Ethernet connectivity and VPN access are among the tools used by Laticrete International to remotely monitor packaging machines in seven plants around the country. Among the goals: improving Overall Equipment Efficiency.

Laticrete is a manufacturer of tile and stone installation systems, including powdered grout that it packages in bags. The products are sold largely through a major retail chain. Laticrete is based in Bethany, CT. Laticrete's senior control system engineer Dr. Suresh Patel will describe his firm's automation implementation at the Packaging Automation Forum May 20 in Chicago. Here's a sneak preview.
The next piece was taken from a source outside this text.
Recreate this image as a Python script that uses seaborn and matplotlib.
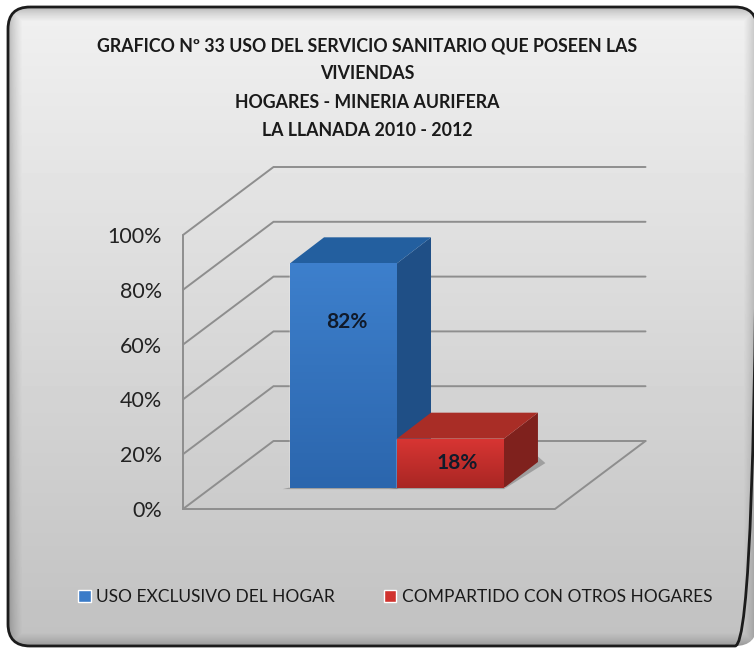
import numpy as np
import pandas as pd
import seaborn as sns
import matplotlib.pyplot as plt
from matplotlib.patches import FancyBboxPatch, Polygon

titulo = ["GRAFICO Nº 33 USO DEL SERVICIO SANITARIO QUE POSEEN LAS",
          "VIVIENDAS",
          "HOGARES - MINERIA AURIFERA",
          "LA LLANADA 2010 - 2012"]
usos = ["USO EXCLUSIVO DEL HOGAR", "COMPARTIDO CON OTROS HOGARES"]
porcentajes = [82, 18]
ticks = [0, 20, 40, 60, 80, 100]
tick_labels = ["0%", "20%", "40%", "60%", "80%", "100%"]

W, H = 754, 649
sns.set_theme(style="white")
plt.rcParams['font.family'] = ['Lato', 'DejaVu Sans']

fig = plt.figure(figsize=(W / 100, H / 100), dpi=100, facecolor="white")


def axes_px(left, top, width, height):
    return fig.add_axes([left / W, 1 - (top + height) / H, width / W, height / H])


# rounded panel with gradient
bg = fig.add_axes([0, 0, 1, 1])
bg.set_xlim(0, W)
bg.set_ylim(H, 0)
bg.axis("off")
yy, xx = np.mgrid[0:H, 0:W + 6]
shade = 0.945 - 0.19 * yy / H
edge = np.minimum.reduce([xx - 8, yy - 7, 646 - yy, 757 - xx]).clip(0, 14) / 14
shade = shade * (0.72 + 0.28 * edge ** 0.6)
panel = FancyBboxPatch((8, 7), 749, 639, boxstyle="round,pad=0,rounding_size=22",
                       fc="none", ec="#1c1c1c", lw=2, zorder=3, clip_on=False)
bg.add_patch(panel)
im = bg.imshow(shade, cmap="gray", vmin=0, vmax=1, extent=(0, W + 6, H, 0), aspect="auto")
im.set_clip_path(panel)
bg.set_xlim(0, W)
bg.set_ylim(H, 0)

# walls and floor, at the front plane of the 3D box
GRID = "#8e8e8e"
wall = axes_px(183, 235, 372, 274)
wall.patch.set_alpha(0)
wall.set_xlim(0, 1)
wall.set_ylim(0, 100)
depth_x = 90.5 / 372
depth_y = 68 / 2.74
for t in ticks:
    wall.plot([0, depth_x, 1 + depth_x], [t, t + depth_y, t + depth_y],
              color=GRID, lw=1.4, clip_on=False, solid_joinstyle="miter")
wall.plot([0, 0], [0, 100], color=GRID, lw=1.4, clip_on=False)
wall.plot([0, 1, 1 + depth_x], [0, 0, depth_y], color=GRID, lw=1.4, clip_on=False)
sns.despine(ax=wall, left=True, bottom=True)
wall.set_xticks([])
wall.set_yticks(ticks)
wall.set_yticklabels(tick_labels, fontsize=15.5, color="#222222")
wall.tick_params(axis="y", length=0, pad=15)
wall.set_xlabel("")

# bars, at the depth where they stand in the box
ax = axes_px(211, 214, 372, 274)
ax.patch.set_alpha(0)
df = pd.DataFrame({"grupo": [""] * len(usos), "uso": usos, "pct": porcentajes})
sns.barplot(data=df, x="grupo", y="pct", hue="uso", hue_order=usos, dodge=True,
            palette=["#3a7bc8", "#d0322e"], saturation=1, width=0.575, gap=0, ax=ax)
ax.set_xlim(-0.5, 0.5)
ax.set_ylim(0, 100)
ax.set_xlabel("")
ax.set_ylabel("")
ax.set_xticks([])
ax.set_yticks([])
sns.despine(ax=ax, left=True, bottom=True)

sns.move_legend(ax, "center left", bbox_to_anchor=(78 / W, 1 - 597 / H),
                bbox_transform=fig.transFigure, ncol=2, frameon=False, title=None,
                fontsize=12.5, handlelength=0.72, handleheight=0.72, handletextpad=0.3,
                columnspacing=2.85, labelcolor="#1a1a1a", borderpad=0, borderaxespad=0)

bar_dx = 34 / 372
bar_dy = 26 / 2.74
tonos = [("#235f9f", "#1f4f86"), ("#a92d26", "#7f211d")]
fondos = [((0.24, 0.50, 0.80), (0.17, 0.40, 0.68)), ((0.85, 0.21, 0.20), (0.66, 0.15, 0.14))]
pos_label = [(0.01, 0.74), (0.017, 0.50)]
bars = [p for p in ax.patches if p.get_height() > 0]
for i, bar in enumerate(bars):
    x0, x1 = bar.get_x(), bar.get_x() + bar.get_width()
    h = bar.get_height()
    z = 3 + i * 2
    # soft shadow on the floor
    ax.add_patch(Polygon([(x0 - 0.02, -0.4), (x1, -0.4), (x1 + bar_dx + 0.02, bar_dy - 0.4), (x1 + bar_dx, bar_dy + 2)],
                         fc="#707070", ec="none", alpha=0.5, zorder=z - 1, clip_on=False))
    bar.set_zorder(z)
    top_face = Polygon([(x0, h), (x0 + bar_dx, h + bar_dy), (x1 + bar_dx, h + bar_dy), (x1, h)],
                       fc=tonos[i][0], ec="none", zorder=z, clip_on=False)
    side_face = Polygon([(x1, 0), (x1 + bar_dx, bar_dy), (x1 + bar_dx, h + bar_dy), (x1, h)],
                        fc=tonos[i][1], ec="none", zorder=z, clip_on=False)
    ax.add_patch(side_face)
    ax.add_patch(top_face)
    grad = np.linspace(0, 1, 64)[:, None, None] * (np.array(fondos[i][1]) - fondos[i][0]) + fondos[i][0]
    front = ax.imshow(grad, extent=(x0, x1, 0, h), origin="upper", aspect="auto", zorder=z + 0.5)
    front.set_clip_path(bar)
    ax.text((x0 + x1) / 2 + pos_label[i][0], h * pos_label[i][1], f"{porcentajes[i]}%",
            ha="center", va="center", fontsize=15, fontweight="bold", color="#101a2a", zorder=z + 1)
ax.set_xlim(-0.5, 0.5)
ax.set_ylim(0, 100)

fig.text(367 / W, 1 - 88 / H, "\n".join(titulo), ha="center", va="center", fontsize=12.8,
         fontweight="bold", color="#1a1a1a", linespacing=1.8)

fig.savefig("out.png", dpi=100)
All seven plants are on an Ethernet network. Corporate wide, Laticrete has a WAN [Wide Area Network]. Management at headquarters, or from anywhere in the world for that matter, can access the WAN via the VPN, that being a Virtual Private Network that uses a public telecommunication infrastructure, such as the Internet, to provide remote offices or individual users with secure access to their organization's network. The bottom line: Headquarters can continually monitor, modify, or troubleshoot any piece of packaging equipment in seven plants.

"Remote access to running conditions is a big help toward improving OEE," says Laticrete's Peter Wickenheisser, senior project engineer. "It helps us separate out the electrical from the mechanical from the procedural issues so that we know what really causes downtime in a given plant."
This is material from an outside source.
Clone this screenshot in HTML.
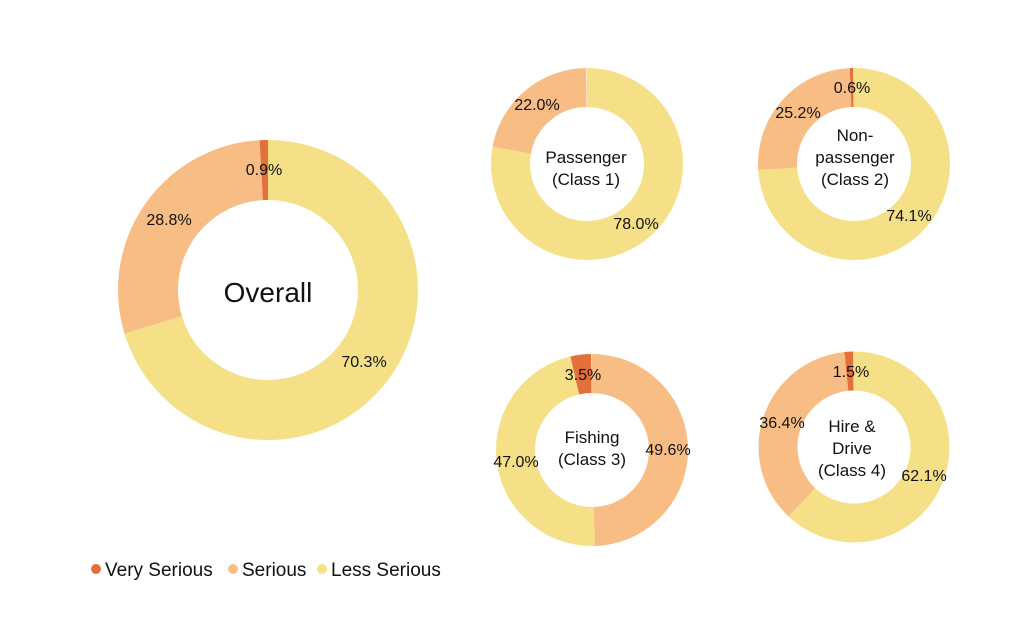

Helping with the implementation was Brian Romano of PACsys LLC, who will join Suresh Patel in the Packaging Automation Forum presentation. He says that Laticrete has made significant progress toward integrating the plant floor with the firm's Enterprise Resource Planning system.
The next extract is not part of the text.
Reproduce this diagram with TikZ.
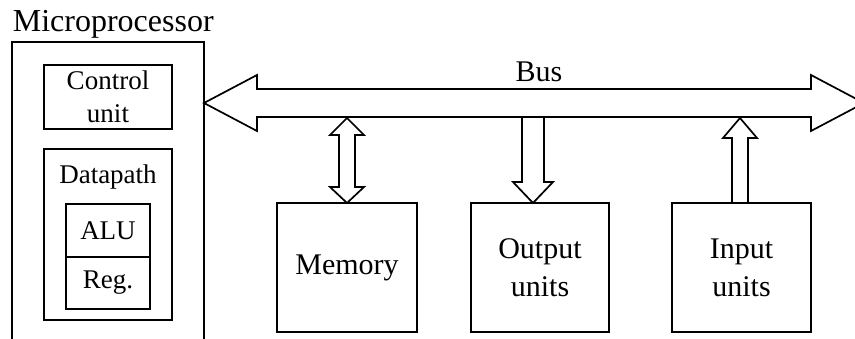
\documentclass[tikz,border=0pt]{standalone}
\usepackage{fontspec}
\setmainfont{Liberation Serif}
\usetikzlibrary{calc}

\begin{document}
\begin{tikzpicture}[x=1pt,y=-1pt,line width=1.7pt,
    unitbox/.style={draw,inner sep=0pt,outer sep=0pt,align=center,font=\fontsize{30}{38}\selectfont},
    cpubox/.style={draw,inner sep=0pt,outer sep=0pt,align=center,font=\fontsize{27}{33}\selectfont}]
        \useasboundingbox (0,0) rectangle (855,339);
        \clip (0,0) rectangle (855,339);
        % Microprocessor (open at the bottom)
        \node[anchor=base west,inner sep=0pt,font=\fontsize{32}{36}\selectfont] (cpulabel) at (12,32) {Microprocessor};
        \draw (12,345) -- (12,42) -- (204,42) -- (204,345);
        \coordinate (cpuport) at (204,103);
        % Control unit and datapath
        \node[cpubox,minimum width=128,minimum height=64] (ctrl) at (108,97) {Control\\unit};
        \node[cpubox,minimum width=128,minimum height=171] (dpath) at (108,234.5) {};
        \node[inner sep=0pt,font=\fontsize{27}{33}\selectfont] (dplabel) at (108,177) {Datapath};
        \node[cpubox,minimum width=84,minimum height=53] (alu) at (108,230.5) {ALU};
        \node[cpubox,minimum width=84,minimum height=52,anchor=north] (reg) at (alu.south) {Reg.};
        % Units
        \node[unitbox,minimum width=140,minimum height=129] (mem) at (347,267.5) {Memory};
        \node[unitbox,minimum width=138,minimum height=129] (outp) at (540,267.5) {Output\\units};
        \node[unitbox,minimum width=139,minimum height=129] (inp) at (741.5,267.5) {Input\\units};
        % Bus
        \draw[fill=white] (cpuport) -- ++(53,-28) -- ++(0,14) -- (811,89) -- ++(0,-14) -- (864,103)
            -- (811,131) -- ++(0,-14) -- (257,117) -- ++(0,14) -- cycle;
        \node[inner sep=0pt,font=\fontsize{30}{36}\selectfont] (buslabel) at (539,72) {Bus};
        % Memory <-> bus
        \draw (mem.north) -- ++(-17,-16) -- ++(9,0) -- ++(0,-52) -- ++(-9,0) -- ++(17,-17)
            -- ++(17,17) -- ++(-9,0) -- ++(0,52) -- ++(9,0) -- cycle;
        % Bus -> output units
        \draw ($(outp.north)+(-7,0)$) -- ++(-20,-21) -- ++(9,0) -- ++(0,-65) -- ++(22,0)
            -- ++(0,65) -- ++(9,0) -- cycle;
        % Input units -> bus
        \draw ($(inp.north)+(-1.5,0)$) -- ++(-8,0) -- ++(0,-65) -- ++(-9,0) -- ++(17,-20)
            -- ++(17,20) -- ++(-9,0) -- ++(0,65) -- cycle;
\end{tikzpicture}
\end{document}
"About five years ago we started putting Wonderware out on the factory floor to be the operator interface," says Romano. "Laticrete then said they wanted to do some recipe management. So we started interfacing data from their AS400 ERP down to the factory floor. Now a screen pops up on the machines on the plant floor so that the operator can pick the order that needs to be run. That selection comes up to the operations server computer—the intermediary between the factory floor and the ERP—and it grabs all the recipe information and pulls it down. With one click of a button the entire recipe for the process gets set up. We've also set up mail boxes, if you will, so in the future we can be setting up all the pieces of equipment with the same click of the button."